Saturday, 10 June 2017

The health benefits of holiday spices

Spice up your love life

Nutmeg has long been grown as an aphrodisiac, though the evidence is largely anecdotal. Scientists at the University of Guelph have reviewed the research showing nutmeg increased sexual activity in animals, but say more study is needed. (Meanwhile, why not grate a little extra nutmeg on your low-fat eggnog?)

Reduce PMS symptoms

A U.S. study found that women who ate high amounts of manganese each day had fewer cramps and mood swings than those who ate the least. Add a generous sprinkling of cardamom when you brew coffee or make hot chocolate: One teaspoon (5 mL) has 32 percent of your daily needs. Or add ground cloves to a curry: A teaspoon has 36 percent.

An antioxidant and anti-inflammatory

Cloves seem to be packed with nutrients.
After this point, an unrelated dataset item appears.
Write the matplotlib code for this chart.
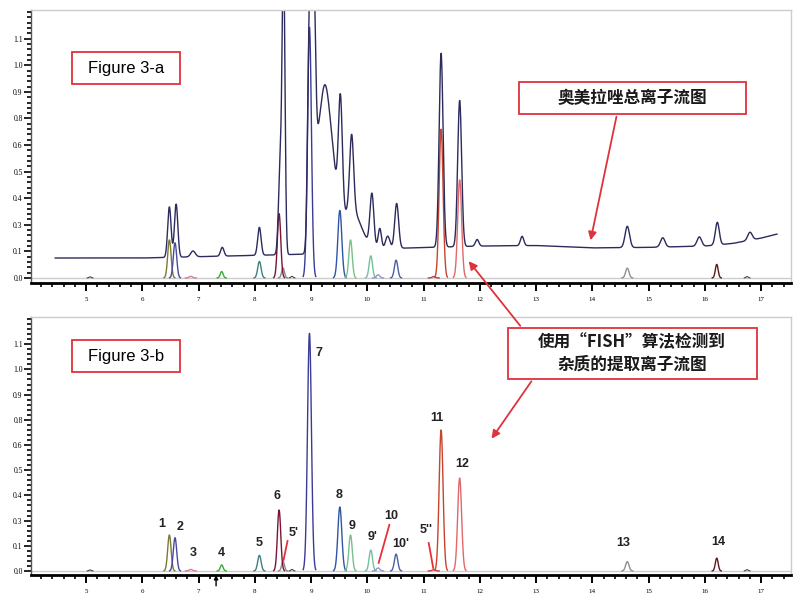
import numpy as np
import matplotlib
matplotlib.use('Agg')
import matplotlib.pyplot as plt
from matplotlib.patches import Rectangle, FancyArrowPatch

plt.rcParams['font.family'] = ['Liberation Sans', 'DejaVu Sans']
CJK = ['Noto Sans CJK SC', 'DejaVu Sans']

# y axis: evenly spaced ticks, labels exactly as printed on the original
ytick_labels = ['0.0', '0.1', '0.3', '0.4', '0.5', '0.6', '0.8', '0.9', '1.0', '1.1']

# total ion chromatogram (Figure 3-a): baseline level and peaks (rt, height above baseline, sigma)
tic_base_rt = [4.45, 6.0, 7.0, 8.0, 9.0, 10.0, 10.6, 12.0, 13.0, 14.0, 15.0, 16.0, 16.5, 17.0, 17.28]
tic_base_lv = [0.75, 0.75, 0.80, 0.85, 0.90, 1.00, 1.12, 1.20, 1.22, 1.13, 1.15, 1.20, 1.30, 1.50, 1.65]
tic_rt = [6.48, 6.60, 6.90, 7.42, 8.08, 8.45, 8.51, 8.97, 9.04, 9.12, 9.22, 9.38, 9.52, 9.65, 9.72,
          9.80, 10.08, 10.22, 10.36, 10.52, 11.31, 11.64, 11.95, 12.75, 14.62, 15.25, 15.90,
          16.22, 16.80]
tic_h = [1.9, 2.0, 0.22, 0.33, 1.05, 3.3, 11.0, 8.3, 9.5, 0.8, 5.5, 2.5, 4.3, 0.9, 2.8,
         1.0, 2.0, 0.8, 0.5, 1.7, 7.3, 5.5, 0.25, 0.35, 0.8, 0.35, 0.35, 0.85, 0.3]
tic_w = [0.03, 0.03, 0.04, 0.03, 0.03, 0.03, 0.025, 0.03, 0.035, 0.04, 0.10, 0.10, 0.035, 0.12,
         0.035, 0.15, 0.035, 0.03, 0.04, 0.035, 0.035, 0.035, 0.03, 0.03, 0.04, 0.04, 0.04,
         0.035, 0.04]

# extracted ion chromatograms of the impurities (same in both panels)
xic_names = ['1', '2', '3', '4', '5', "5'", '6', '7', '8', '9', "9'", '10', "10'", "5''",
             '11', '12', '13', '14']
xic_rt = [6.48, 6.58, 6.86, 7.41, 8.08, 8.50, 8.43, 8.97, 9.51, 9.70, 10.06, 10.19, 10.51, 11.18,
          11.31, 11.64, 14.62, 16.21]
xic_h = [1.43, 1.32, 0.06, 0.24, 0.62, 0.38, 2.42, 9.44, 2.54, 1.43, 0.83, 0.12, 0.67, 0.05,
         5.6, 3.69, 0.37, 0.51]
xic_w = [0.03, 0.03, 0.03, 0.025, 0.03, 0.025, 0.03, 0.035, 0.035, 0.03, 0.03, 0.03, 0.03, 0.03,
         0.035, 0.035, 0.03, 0.025]
xic_colors = ['#7a7a35', '#4a4a9c', '#d08090', '#3aa83a', '#3f8080', '#8a8a8a', '#7a1535',
              '#3b3b96', '#2f55a5', '#78c08c', '#72c0a0', '#9a90c8', '#4d5fa5', '#c04040',
              '#c8442c', '#e06868', '#909090', '#5a1a1a']
# tiny unlabelled traces
tiny_rt = [5.07, 8.66, 16.75]
tiny_h = [0.04, 0.06, 0.05]

# label placement (data coords in panel b) and leader lines
lab_xy = {'1': (6.35, 1.87), '2': (6.67, 1.75), '3': (6.90, 0.71), '4': (7.40, 0.71),
          '5': (8.08, 1.11), '6': (8.40, 2.98), "5'": (8.68, 1.50), '7': (9.13, 8.65),
          '8': (9.50, 3.02), '9': (9.73, 1.79), "9'": (10.09, 1.35), '10': (10.43, 2.18),
          "10'": (10.60, 1.07), "5''": (11.05, 1.63), '11': (11.23, 6.07), '12': (11.69, 4.25),
          '13': (14.55, 1.11), '14': (16.23, 1.15)}
leaders = [((8.58, 1.19), (8.51, 0.44)), ((10.39, 1.83), (10.20, 0.32)),
           ((11.09, 1.11), (11.17, 0.12))]

W, H = 806, 601
fig = plt.figure(figsize=(W / 100, H / 100), dpi=100)


def fx(px):
    return px / W


def fy(py):
    return 1 - py / H


def peak(t, rt, h, w):
    return h * np.exp(-0.5 * ((t - rt) / w) ** 2)


def style_axes(ax, ylo):
    ax.set_xlim(4.02, 17.53)
    ax.set_ylim(ylo, 10.08)
    ax.set_xticks(range(5, 18))
    ax.set_xticks(np.arange(4.2, 17.5, 0.2), minor=True)
    ax.set_yticks(range(10))
    ax.set_yticks(np.arange(0, 10.01, 0.2), minor=True)
    ax.set_yticklabels(ytick_labels, family='Liberation Serif', fontsize=5.5)
    ax.set_xticklabels([str(v) for v in range(5, 18)], family='Liberation Serif', fontsize=5)
    ax.tick_params(axis='x', which='major', length=6, width=1.4, pad=4, color='black')
    ax.tick_params(axis='x', which='minor', length=3, width=1.2)
    ax.tick_params(axis='y', which='major', length=5, width=1.2, pad=1)
    ax.tick_params(axis='y', which='minor', length=3, width=1.2)
    for s in ['top', 'right']:
        ax.spines[s].set_color('#cccccc')
        ax.spines[s].set_linewidth(1)
    ax.spines['left'].set_color('#555555')
    ax.spines['left'].set_linewidth(1)
    ax.spines['bottom'].set_linewidth(2)
    ax.axhline(0, color='#cccccc', lw=1, zorder=0)


def draw_xic(ax):
    for rt, h, w, c in zip(xic_rt, xic_h, xic_w, xic_colors):
        t = np.linspace(rt - 3.2 * w, rt + 3.2 * w, 60)
        ax.plot(t, peak(t, rt, h, w), color=c, lw=1.0)
    for rt, h in zip(tiny_rt, tiny_h):
        t = np.linspace(rt - 0.05, rt + 0.05, 20)
        ax.plot(t, peak(t, rt, h, 0.02), color='#444444', lw=0.8)


# ---- Figure 3-a
ax1 = fig.add_axes([fx(31), fy(283), fx(791) - fx(31), fy(10) - fy(283)])
style_axes(ax1, -0.19)
draw_xic(ax1)
t = np.linspace(tic_base_rt[0], tic_base_rt[-1], 3000)
tic = np.interp(t, tic_base_rt, tic_base_lv)
for rt, h, w in zip(tic_rt, tic_h, tic_w):
    tic = tic + peak(t, rt, h, w)
ax1.plot(t, tic, color='#2b2b5c', lw=1.0)

# ---- Figure 3-b
ax2 = fig.add_axes([fx(31), fy(575), fx(791) - fx(31), fy(317) - fy(575)])
style_axes(ax2, -0.16)
draw_xic(ax2)
for name in xic_names:
    x, y = lab_xy[name]
    ax2.text(x, y, name, ha='center', va='center', fontsize=9, fontweight='bold', color='#222222')
for (x0, y0), (x1, y1) in leaders:
    ax2.plot([x0, x1], [y0, y1], color='#e8303a', lw=1.3)
ax2.annotate('', xy=(7.31, -0.05), xytext=(7.31, -0.7), annotation_clip=False,
             arrowprops=dict(arrowstyle='-|>', color='black', lw=1, mutation_scale=6))

# ---- boxes and arrows
red = '#e0323c'


def box(x0, y0, x1, y1):
    fig.add_artist(Rectangle((fx(x0), fy(y1)), fx(x1) - fx(x0), fy(y0) - fy(y1),
                             transform=fig.transFigure, fill=True, facecolor='white',
                             edgecolor=red, lw=1.3, zorder=5))


box(72, 52, 180, 84)
fig.text(fx(126), fy(68), 'Figure 3-a', ha='center', va='center', fontsize=12, zorder=6)
box(72, 340, 180, 372)
fig.text(fx(126), fy(356), 'Figure 3-b', ha='center', va='center', fontsize=12, zorder=6)
box(519, 82, 746, 114)
fig.text(fx(632), fy(98), '奥美拉唑总离子流图', ha='center', va='center', fontsize=12,
         fontweight='bold', family=CJK, color='#1a1a1a', zorder=6)
box(508, 328, 757, 379)
fig.text(fx(632), fy(342), '使用“FISH”算法检测到', ha='center', va='center', fontsize=12,
         fontweight='bold', family=CJK, color='#1a1a1a', zorder=6)
fig.text(fx(632), fy(365), '杂质的提取离子流图', ha='center', va='center', fontsize=12,
         fontweight='bold', family=CJK, color='#1a1a1a', zorder=6)

for (x0, y0), (x1, y1) in [((617, 114), (590, 243)), ((522, 328), (467, 259)),
                           ((533, 379), (490, 441))]:
    fig.add_artist(FancyArrowPatch((fx(x0), fy(y0)), (fx(x1), fy(y1)),
                                   transform=fig.transFigure, arrowstyle='-|>',
                                   mutation_scale=12, color=red, lw=1.3, zorder=6))

fig.savefig('out.png', dpi=100)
They are one of the best sources of antioxidants, the compounds that help fight off disease-causing free radicals in our bodies. Plus, a recent animal cell study in the Journal of Lipid Research showed that the oil from cloves can inhibit COX-2, a protein that sparks inflammation.

Stave off serious medical conditions

A recent U.S. study showed that cinnamon may contribute to the alleviation and prevention of insulin resistance and other signs of metabolic syndrome—an array of conditions that increase the risk of heart disease, stroke and type 2 diabetes. After consuming cinnamon and/or its water-soluble extracts, participants with these conditions showed beneficial effects on glucose, insulin levels and sensitivity, lipids and blood pressure, among others.

Boost brain activity

Cinnamon’s aroma doesn’t just warm your kitchen—it can also perk up your brain. A study in the North American Journal of Psychology showed that a whiff of cinnamon, or chewing cinnamon gum, stimulated the cognitive process and improved scores in working memory and visual-motor response speed.

Fight morning sickness


Ginger is used to soothe upset stomachs and fight motion sickness. Now, Toronto researchers have reviewed the key studies for treating nausea and vomiting due to pregnancy, and recommend ginger as a “safe, effective and inexpensive solution.” (Check with your doctor before taking.)